For some, it was arrival of auto-steer. Others vouched for the infinite value that GPS systems have provided. Still a few more advocated for the advancements in planter technology (namely row clutches, section control and hydraulic down force).
All of the above are valid answers and can be defended as revolutionary advancements. But the response that most intrigued me came from an experienced precision retailer, who suggested that the most important technological innovation has yet to be introduced to agriculture.
The dealer emphasized the word “innovation” rather than product, suggesting that it may not be a gadget, widget or gizmo that will be the next transformative technology.

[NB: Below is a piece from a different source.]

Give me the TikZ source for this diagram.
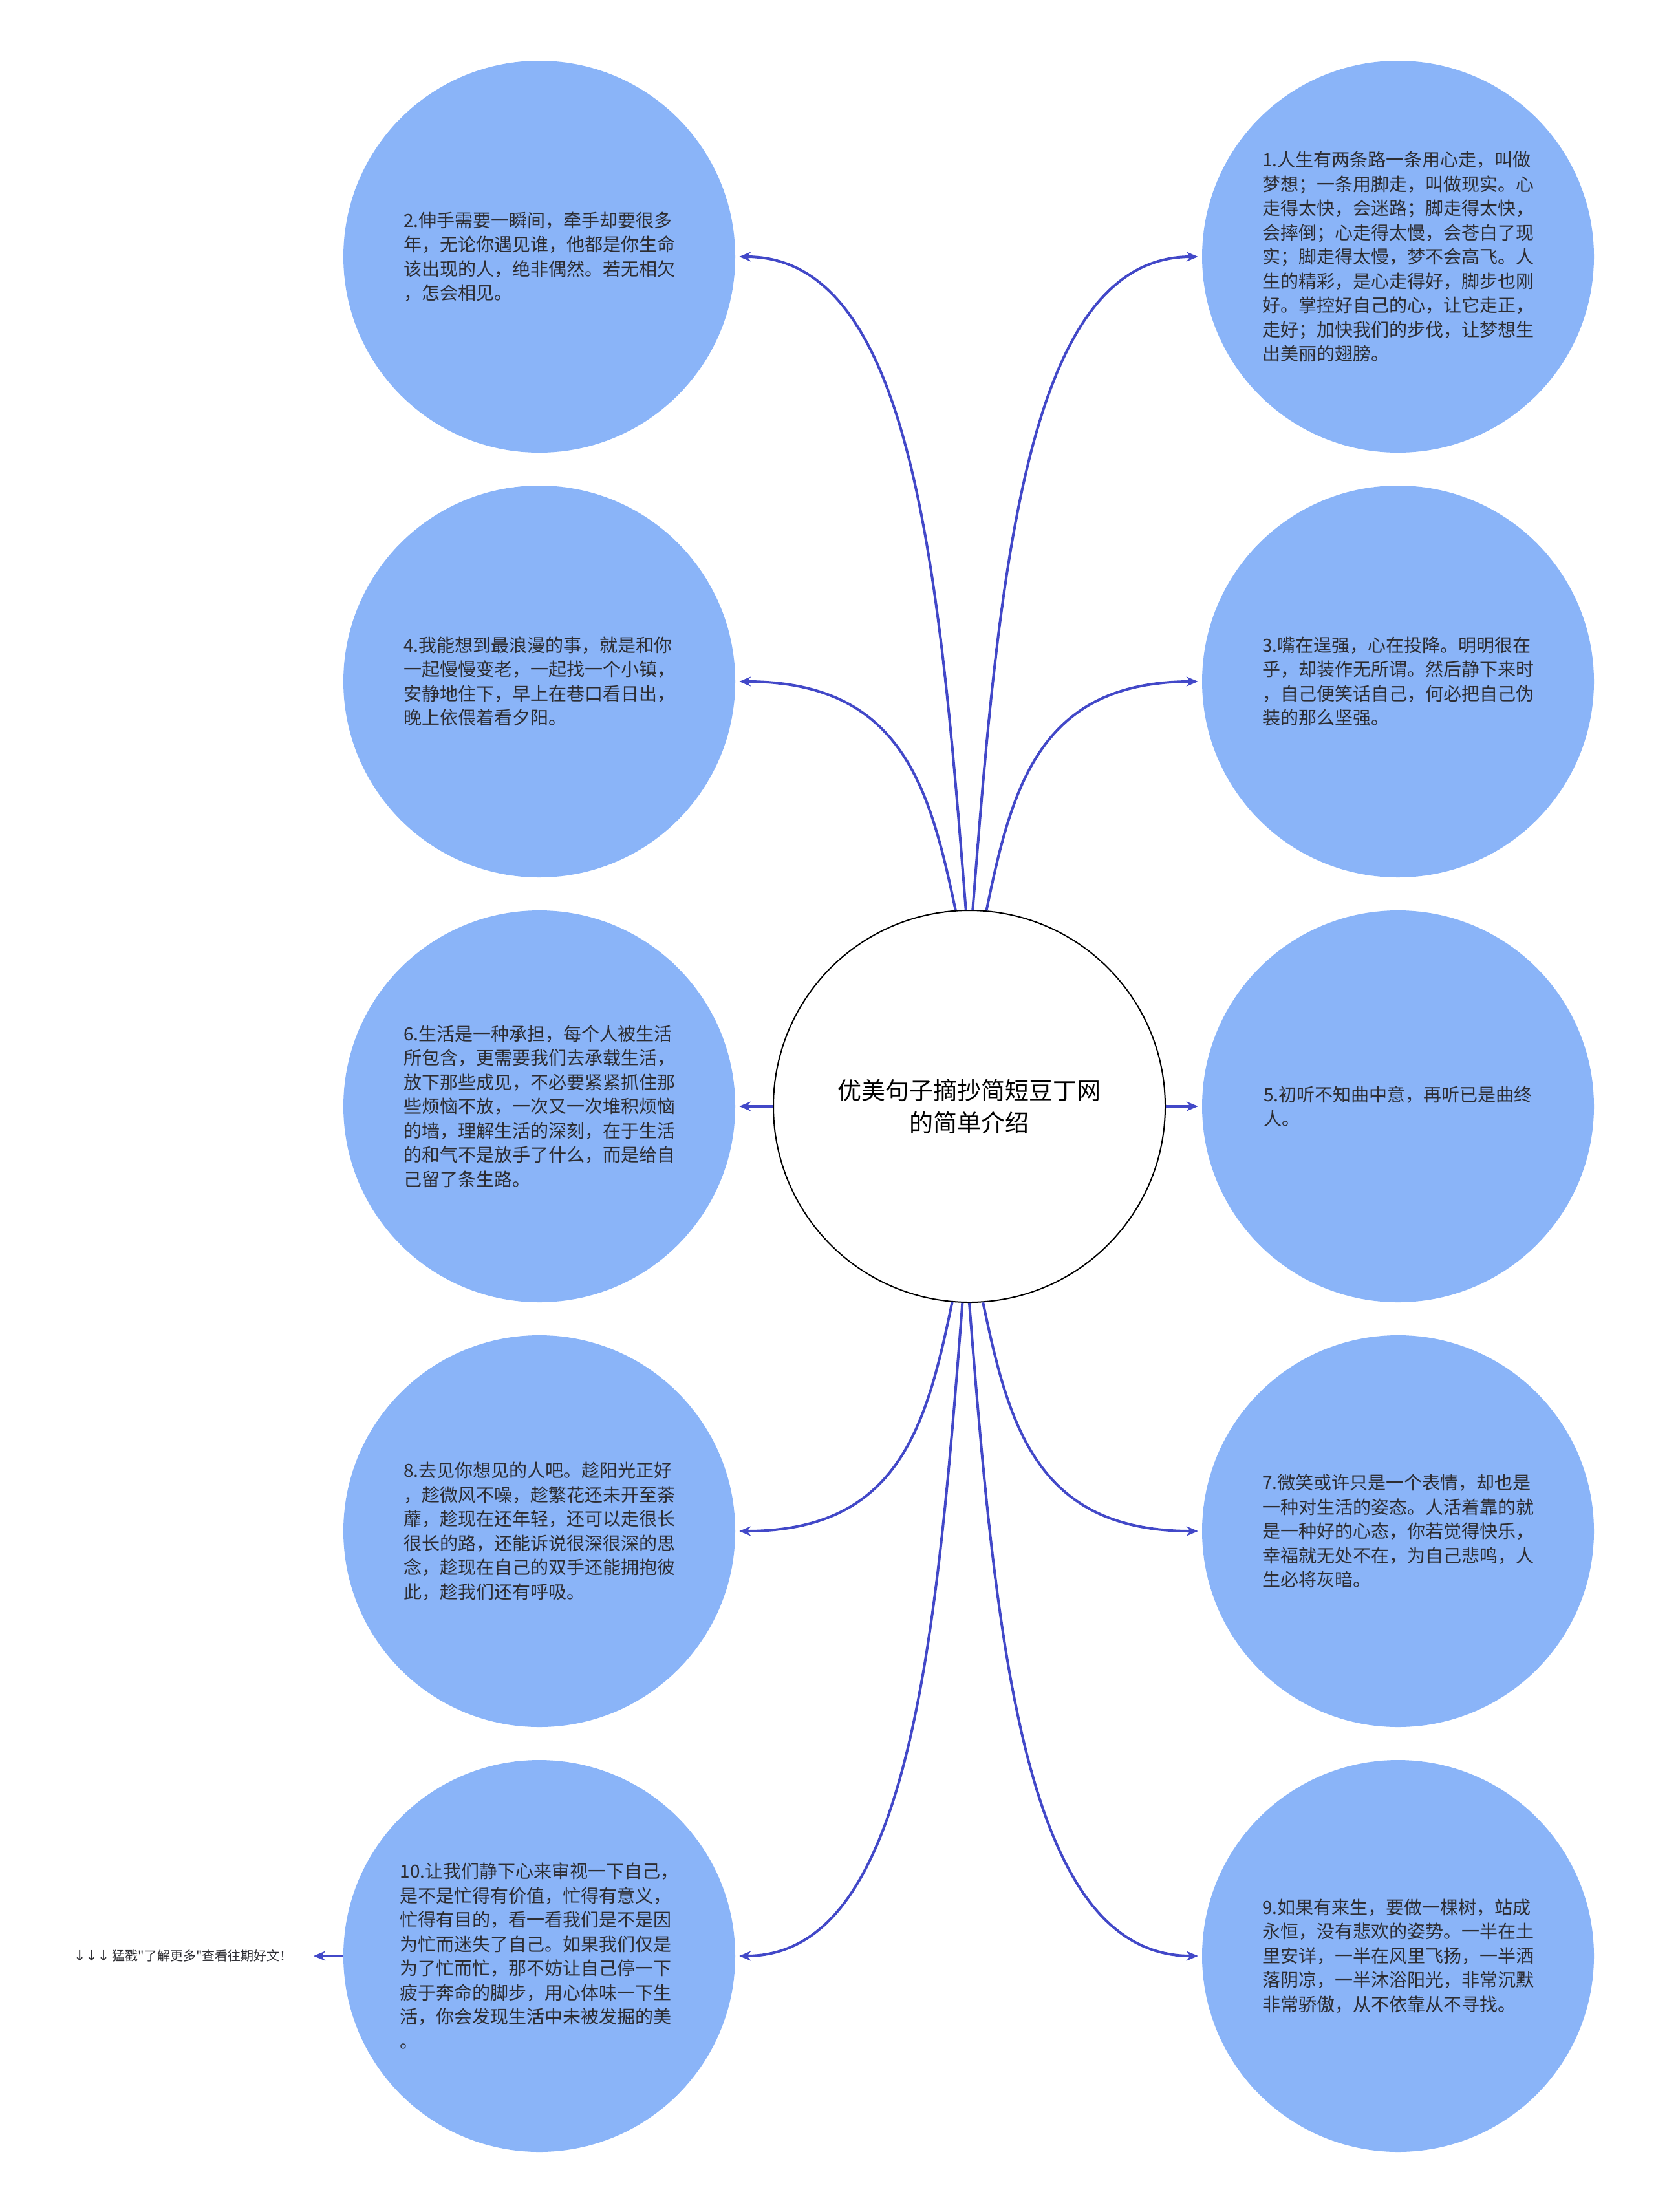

Will it evolve from the data and analytical side of the industry? Perhaps it’s autonomy? Or some creation that an ambitious engineer is just discovering?
But rather than look too far into the future or dwell on the past, perhaps it’s worth a taking a few words to understand the present. During my annual conversation with the judges of our 5th annual Most Valuable Dealership program (full coverage to appear in our Winter print edition), there was considerable discussion about the quality and depth of the nominees.
As one judge noted, “We’re seeing dealers move away from the bells and whistles approach to precision and looking beyond the hardware to service and analytics and decision-making.”
There is an ongoing transition within some dealerships; for those that understand pre- and post-season inspections are standard offerings, installations are expected and technology troubleshooting is an increasingly competitive market.
But for many, component sales are the only measuring stick for the success of a precision farming business. Diminishing or neglecting the support side is far too common a practice and the judges went so far as to question whether precision is being held hostage by its own technology?
How much of the business is driven by those products vs. the support? Retailers might be collecting the data, but is anything being done with it? In many cases, that support isn’t there in a dealership, the judges say.
However, it’s encouraging to see that some dealers are moving toward a model where product support is starting to be the driver of success, rather than just the products themselves.
Reading though the nominations again, phrases like “collaborating with our customers” and “helping farmers make decisions to improve farm management” were more than empty words. They were supported by examples of off-the-clock training initiative by precision specialists and internally built analytical tools to help customers apply their collected data.
Thinking about the dealer who anticipates ag’s definitive game-changing innovation is still on the horizon, I hope that he and his more progressive peers will contribute to the next precision inspiration … whenever it strikes.